Les bénéfices fondent mais aucune banque française n’a plongé dans le rouge. En fait ce sont surtout les banques de financement et d’investissement qui ont été touchées.
Comme le souligne la Tribune (30 avril 2008) « la crise actuelle justifie le modèle de banque universelle, diversifiée tant au plan géographique qu’en termes d’activités. C’est lui qui a permis, notamment aux banques françaises, de compenser les effets de la crise qui ont durement touché les activités de banque de financement et d’investissement ».
Quelles conséquences ?
Pour les clients des banques
Les clients des banques vont-ils payer la facture, ou une partie de celle-ci, par des crédits plus rares et plus chers ?

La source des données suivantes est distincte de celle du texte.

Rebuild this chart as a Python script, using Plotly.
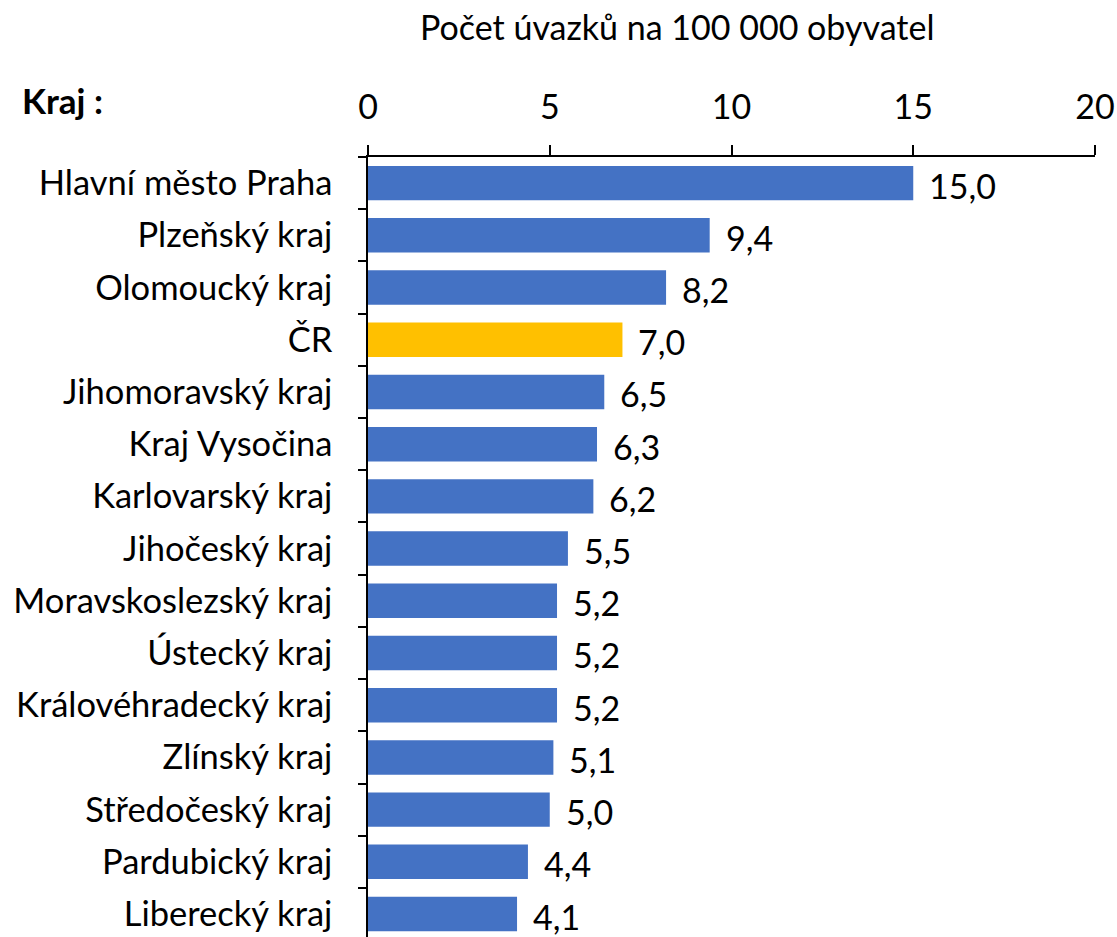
import plotly.graph_objects as go

categories = ["Hlavní město Praha", "Plzeňský kraj", "Olomoucký kraj", "ČR",
              "Jihomoravský kraj", "Kraj Vysočina", "Karlovarský kraj", "Jihočeský kraj",
              "Moravskoslezský kraj", "Ústecký kraj", "Královéhradecký kraj", "Zlínský kraj",
              "Středočeský kraj", "Pardubický kraj", "Liberecký kraj"]
values = [15.0, 9.4, 8.2, 7.0, 6.5, 6.3, 6.2, 5.5, 5.2, 5.2, 5.2, 5.1, 5.0, 4.4, 4.1]
labels = [f"{v:.1f}".replace(".", ",") for v in values]
x_ticks = [0, 5, 10, 15, 20]
title_text = "Počet úvazků na 100 000 obyvatel"
ylabel_text = "Kraj :"

BLUE = "#4472C4"
GOLD = "#FFC000"
colors = [GOLD if c == "ČR" else BLUE for c in categories]
FONT = "Lato"

fig = go.Figure(go.Bar(
    x=values, y=categories, orientation="h",
    marker=dict(color=colors, line=dict(width=0)),
    width=0.66, hoverinfo="skip",
))

for c, v, t in zip(categories, values, labels):
    fig.add_annotation(x=v, y=c, text=t, showarrow=False, xanchor="left",
                       xshift=14, yshift=-2, font=dict(family=FONT, size=34, color="black"))

W, H = 1117, 937
L, R, T, B = 368, 22, 157, 0

def px_to_paper(x, y):
    return (x - L) / (W - L - R), 1 - (y - T) / (H - T - B)

tx, ty = px_to_paper(677, 27)
fig.add_annotation(x=tx, y=ty, xref="paper", yref="paper", text=title_text,
                   showarrow=False, xanchor="center", yanchor="middle",
                   font=dict(family=FONT, size=34, color="black"))
kx, ky = px_to_paper(20, 100)
fig.add_annotation(x=kx, y=ky, xref="paper", yref="paper", text="<b>" + ylabel_text + "</b>",
                   showarrow=False, xanchor="left", yanchor="middle",
                   font=dict(family=FONT, size=35, color="black"))

fig.update_layout(
    width=W, height=H,
    margin=dict(l=L, r=R, t=T, b=B),
    plot_bgcolor="white", paper_bgcolor="white",
    showlegend=False,
    font=dict(family=FONT, size=34, color="black"),
)
fig.update_xaxes(
    side="top", range=[0, 20], tickvals=x_ticks, ticktext=[str(v) for v in x_ticks],
    showgrid=False, zeroline=False, showline=True, linecolor="black", linewidth=1.5,
    ticks="outside", ticklen=10, tickcolor="black", tickwidth=1.5,
    ticklabelstandoff=13, tickfont=dict(family=FONT, size=34, color="black"),
)
fig.update_yaxes(
    range=[len(categories) - 0.56, -0.5], showgrid=False, zeroline=False, showline=True,
    linecolor="black", linewidth=1.5, ticks="outside", ticklen=8, tickwidth=1.5,
    tickcolor="black", tickson="boundaries", ticklabelstandoff=27,
    tickfont=dict(family=FONT, size=34.5, color="black"),
)

fig.write_html("out.html", config={"displayModeBar": False},
               post_script="document.body.style.margin='0';document.body.style.overflow='hidden';")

L’impact semble rester, en France du moins, assez limité. « Les taux de crédit ont un peu augmenté mais il n’y a pas de resserrement quantitatif, expliquait le gouverneur de la Banque de France, Christian Noyer, dans une interview accordée au journal Ouest France (22 mai 2008). A cette date, la distribution du crédit en zone euro et en France en particulier, restait très vigoureuse, avec un taux de croissance des crédits aux entreprises d’environ 15 %
Pour les actionnaires
Ils ont subi une chute importante de la valeur des actions. L’étude annuelle du Boston Consulting group présentée en France le 5 mai fournit pour 2007 des données significatives : « Globalement, la rentabilité totale pour l’actionnaire montant des dividendes reçus + l’évolution du cours des actions rapporté à la valeur de celles-ci en début de période a plongé de 93 % en 2007, pour atteindre 1,7 %…
La capitalisation boursière des banques a augmenté de seulement 2,4 % pour atteindre 8 300 milliards de dollars, un réel décalage par rapport à 2006, où la capitalisation boursière avait crû de 31 % ». Mais cette donnée qui agglomère toutes les banques du monde, doit être affinée. La capitalisation boursière des banques nord-américaines et d’Europe occidentale a diminué de 695 milliards de dollars en valeur, « soit plus que le PIB des Pays-Bas », alors que celle des banques des pays émergents a connu une augmentation de 880 milliards de dollars. Ainsi par exemple, « le secteur bancaire aux États-Unis a enregistré un taux de rentabilité totale pour l’actionnaire de –21 % en 2007 ».
De plus les banques vont devoir compenser les dévalorisations enregistrées (et celles encore à venir) par des augmentations de capital. C’est nécessaire pour respecter les règles prudentielles adoptées à l’échelle internationale. Pour les actionnaires actuels cela se traduira par une « dilution de capital » (répartition des dividendes entre un nombre plus grand d’actions et baisse du dividende par action).
Le renforcement des fonds propres pourrait bien être une des principales leçons durables de la crise. Selon le président de la Réserve fédérale des États-Unis, Ben Bernanke, « Les turbulences sur les marchés financiers soulignent la nécessité de disposer d' »épais » matelas de fonds propres et les banques doivent donc lever des capitaux si elles en ont besoin » (Déclaration le 15 mai 2008, citée par l’agence Reuters).
Pour l’industrie bancaire elle-même
Au-delà des ajustements « conjoncturels », y aura-t-il un impact « structurel » sur l’industrie bancaire et sur son modèle économique, et si oui lequel ?
Selon Olivier Pastré, professeur d’économie à l’université de Paris-VIII, interviewé par Challenges.fr (15 mai 2008), d’une part « on peut envisager, dans les mois à venir, une recomposition de l’industrie bancaire mondiale». Et d’autre part, « un rééquilibrage des métiers de la banque s’impose de toute manière. Les banques ont peut-être trop développé la banque d’investissement au détriment de la banque de détail ».
Sur le premier point, l’étude de Boston Consulting Group montre l’ampleur des changements dans la hiérarchie mondiale des banques. « En 2007, les trois premières places du classement, en termes de capitalisation boursière, reviennent à des banques chinoises : ICBC, China Construction Bank, et Bank of China. Les trois plus grandes banques américaines – Citigroup, Bank of America, et JP Morgan Chase – qui avaient dominé le classement les années précédentes, ont quant à elles perdu du terrain. Quatre des sept nouveaux entrants dans le classement des 30 premières banques viennent des pays BRIC (Brésil, Russie, Chine, Inde) ».
Dans une éventuelle recomposition mondiale, les groupes français ne sont pas les plus fragiles, y compris la Société Générale dont le Directeur, Frédéric Oudéa, a souligné dans la Tribune (14 mai 2008) qu’elle est « armée pour rester indépendante ».